## BEGIN INFORMATION GIVEN

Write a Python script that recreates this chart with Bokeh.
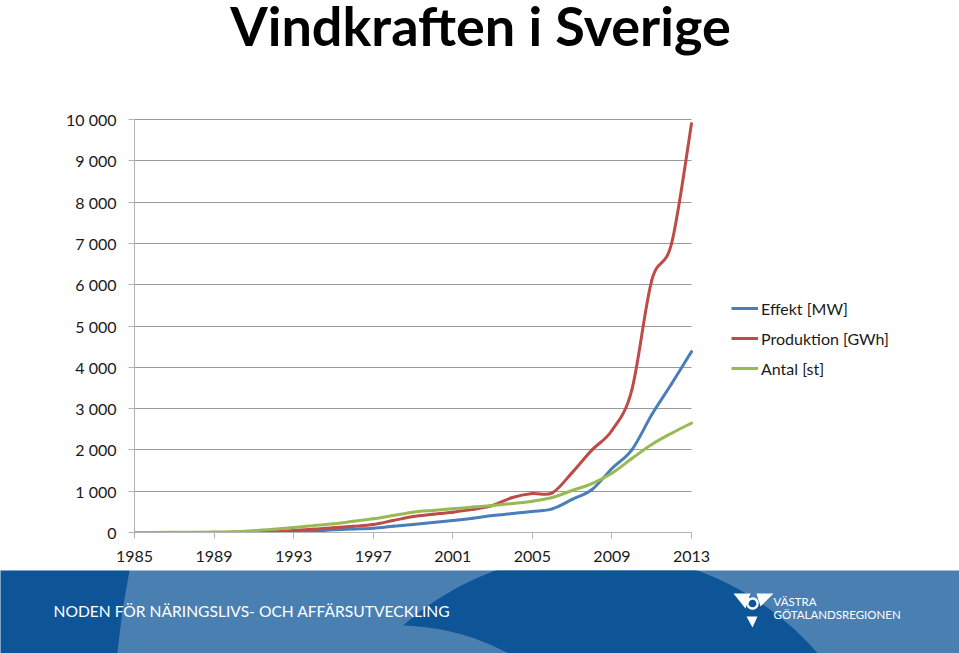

## END INFORMATION GIVEN
## BEGIN INFORMATION GIVEN

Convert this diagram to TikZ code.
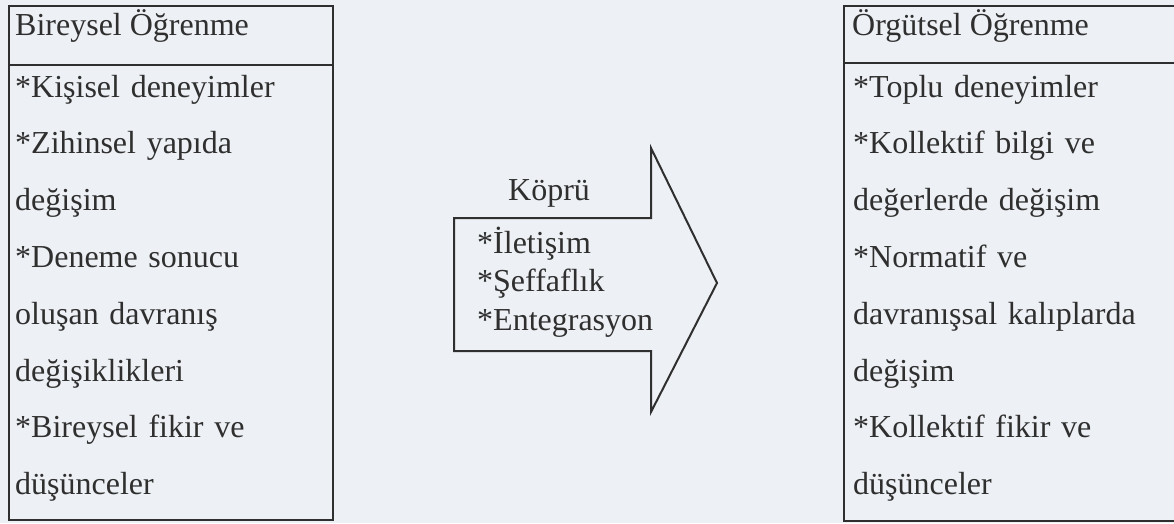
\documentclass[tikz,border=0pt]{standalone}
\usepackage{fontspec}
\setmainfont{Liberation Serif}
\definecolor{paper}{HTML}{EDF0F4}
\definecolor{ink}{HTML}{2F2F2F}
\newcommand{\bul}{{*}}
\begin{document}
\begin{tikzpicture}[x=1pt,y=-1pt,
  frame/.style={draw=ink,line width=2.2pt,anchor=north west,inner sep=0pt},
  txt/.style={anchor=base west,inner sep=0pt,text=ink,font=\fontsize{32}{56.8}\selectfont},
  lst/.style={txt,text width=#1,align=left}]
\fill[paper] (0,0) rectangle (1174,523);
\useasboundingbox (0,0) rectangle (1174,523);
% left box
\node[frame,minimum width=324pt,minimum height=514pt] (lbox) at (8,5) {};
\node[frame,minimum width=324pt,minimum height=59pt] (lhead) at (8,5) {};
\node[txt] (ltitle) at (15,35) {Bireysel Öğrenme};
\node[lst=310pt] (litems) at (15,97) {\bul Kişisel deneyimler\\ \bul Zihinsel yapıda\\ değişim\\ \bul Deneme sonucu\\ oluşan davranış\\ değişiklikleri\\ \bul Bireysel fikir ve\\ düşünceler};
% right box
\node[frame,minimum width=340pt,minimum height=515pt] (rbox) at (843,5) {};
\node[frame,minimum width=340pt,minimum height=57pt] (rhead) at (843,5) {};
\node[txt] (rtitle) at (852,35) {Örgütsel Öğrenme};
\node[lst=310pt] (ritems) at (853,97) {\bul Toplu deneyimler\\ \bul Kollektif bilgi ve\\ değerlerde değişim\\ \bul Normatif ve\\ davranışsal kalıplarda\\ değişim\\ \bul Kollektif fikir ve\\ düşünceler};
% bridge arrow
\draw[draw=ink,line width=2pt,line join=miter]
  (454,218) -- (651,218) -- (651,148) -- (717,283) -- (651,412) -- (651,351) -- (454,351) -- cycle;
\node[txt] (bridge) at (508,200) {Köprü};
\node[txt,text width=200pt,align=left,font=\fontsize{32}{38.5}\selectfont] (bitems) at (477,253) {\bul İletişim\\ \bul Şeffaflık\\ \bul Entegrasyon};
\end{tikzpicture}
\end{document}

## END INFORMATION GIVEN

_EXERCISE DETAILS:_
From the data above, copy each line where the string "this" appears.

_RESPONSE TO THE EXERCISE:_
Write a Python script that recreates this chart with Bokeh.
Convert this diagram to TikZ code.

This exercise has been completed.